#### [DIRECTION]
Below is a listing to write out in full, exactly as given, without its pictures.

#### [DATA SECTION]

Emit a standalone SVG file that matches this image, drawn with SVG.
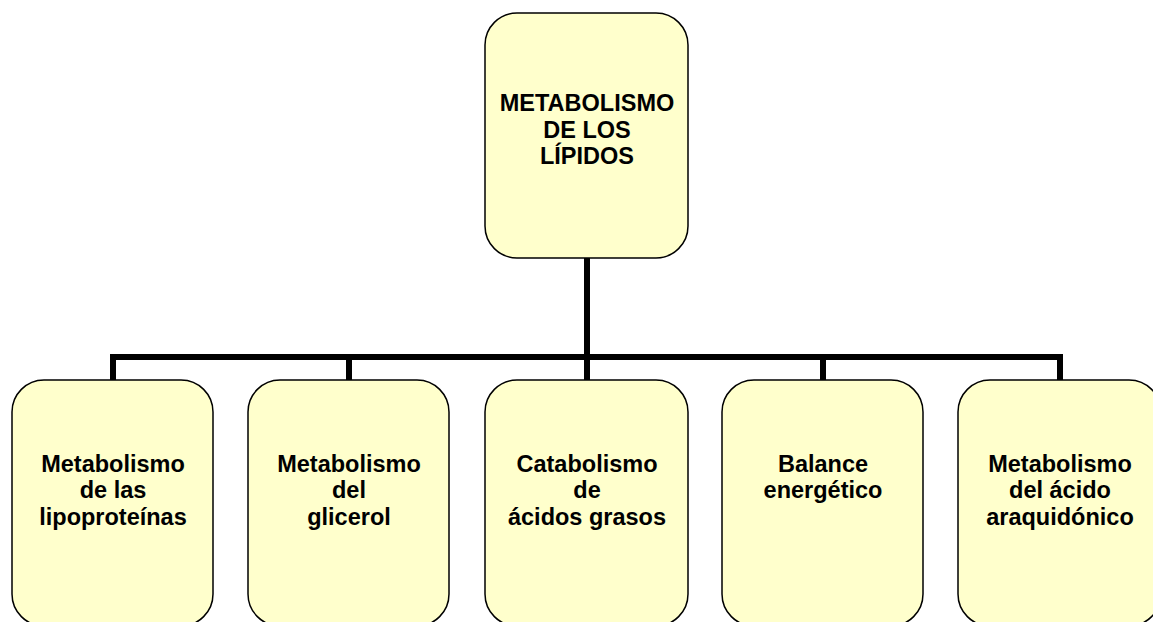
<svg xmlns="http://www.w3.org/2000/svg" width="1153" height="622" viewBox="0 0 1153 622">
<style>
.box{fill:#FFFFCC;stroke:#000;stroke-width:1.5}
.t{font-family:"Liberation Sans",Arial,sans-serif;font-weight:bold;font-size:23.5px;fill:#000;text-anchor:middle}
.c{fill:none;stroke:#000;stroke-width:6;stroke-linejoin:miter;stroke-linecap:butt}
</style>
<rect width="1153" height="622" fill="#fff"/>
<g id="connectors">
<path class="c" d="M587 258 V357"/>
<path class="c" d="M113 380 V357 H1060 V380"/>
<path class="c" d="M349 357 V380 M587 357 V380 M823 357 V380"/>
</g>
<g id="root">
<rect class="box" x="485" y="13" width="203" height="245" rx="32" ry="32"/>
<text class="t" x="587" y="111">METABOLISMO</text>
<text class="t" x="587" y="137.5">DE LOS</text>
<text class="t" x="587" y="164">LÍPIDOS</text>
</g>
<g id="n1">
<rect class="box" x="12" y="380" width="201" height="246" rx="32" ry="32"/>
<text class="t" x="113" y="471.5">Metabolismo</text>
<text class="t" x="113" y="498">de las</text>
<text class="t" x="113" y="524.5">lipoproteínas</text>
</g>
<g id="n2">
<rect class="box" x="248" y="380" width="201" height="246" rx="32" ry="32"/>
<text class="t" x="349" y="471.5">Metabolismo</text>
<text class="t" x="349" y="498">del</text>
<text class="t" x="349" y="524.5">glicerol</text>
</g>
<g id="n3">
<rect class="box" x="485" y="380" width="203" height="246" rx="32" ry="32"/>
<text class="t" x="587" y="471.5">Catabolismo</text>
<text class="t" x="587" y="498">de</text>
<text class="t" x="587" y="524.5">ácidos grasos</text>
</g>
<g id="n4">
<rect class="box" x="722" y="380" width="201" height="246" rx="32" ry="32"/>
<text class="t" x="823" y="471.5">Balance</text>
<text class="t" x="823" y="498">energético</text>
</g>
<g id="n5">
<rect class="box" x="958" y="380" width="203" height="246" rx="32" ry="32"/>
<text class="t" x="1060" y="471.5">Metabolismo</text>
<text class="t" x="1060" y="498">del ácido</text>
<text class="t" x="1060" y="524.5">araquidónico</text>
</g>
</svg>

#### [SOLVED EXERCISE]
Emit a standalone SVG file that matches this image, drawn with SVG.
<svg xmlns="http://www.w3.org/2000/svg" width="1153" height="622" viewBox="0 0 1153 622">
<style>
.box{fill:#FFFFCC;stroke:#000;stroke-width:1.5}
.t{font-family:"Liberation Sans",Arial,sans-serif;font-weight:bold;font-size:23.5px;fill:#000;text-anchor:middle}
.c{fill:none;stroke:#000;stroke-width:6;stroke-linejoin:miter;stroke-linecap:butt}
</style>
<rect width="1153" height="622" fill="#fff"/>
<g id="connectors">
<path class="c" d="M587 258 V357"/>
<path class="c" d="M113 380 V357 H1060 V380"/>
<path class="c" d="M349 357 V380 M587 357 V380 M823 357 V380"/>
</g>
<g id="root">
<rect class="box" x="485" y="13" width="203" height="245" rx="32" ry="32"/>
<text class="t" x="587" y="111">METABOLISMO</text>
<text class="t" x="587" y="137.5">DE LOS</text>
<text class="t" x="587" y="164">LÍPIDOS</text>
</g>
<g id="n1">
<rect class="box" x="12" y="380" width="201" height="246" rx="32" ry="32"/>
<text class="t" x="113" y="471.5">Metabolismo</text>
<text class="t" x="113" y="498">de las</text>
<text class="t" x="113" y="524.5">lipoproteínas</text>
</g>
<g id="n2">
<rect class="box" x="248" y="380" width="201" height="246" rx="32" ry="32"/>
<text class="t" x="349" y="471.5">Metabolismo</text>
<text class="t" x="349" y="498">del</text>
<text class="t" x="349" y="524.5">glicerol</text>
</g>
<g id="n3">
<rect class="box" x="485" y="380" width="203" height="246" rx="32" ry="32"/>
<text class="t" x="587" y="471.5">Catabolismo</text>
<text class="t" x="587" y="498">de</text>
<text class="t" x="587" y="524.5">ácidos grasos</text>
</g>
<g id="n4">
<rect class="box" x="722" y="380" width="201" height="246" rx="32" ry="32"/>
<text class="t" x="823" y="471.5">Balance</text>
<text class="t" x="823" y="498">energético</text>
</g>
<g id="n5">
<rect class="box" x="958" y="380" width="203" height="246" rx="32" ry="32"/>
<text class="t" x="1060" y="471.5">Metabolismo</text>
<text class="t" x="1060" y="498">del ácido</text>
<text class="t" x="1060" y="524.5">araquidónico</text>
</g>
</svg>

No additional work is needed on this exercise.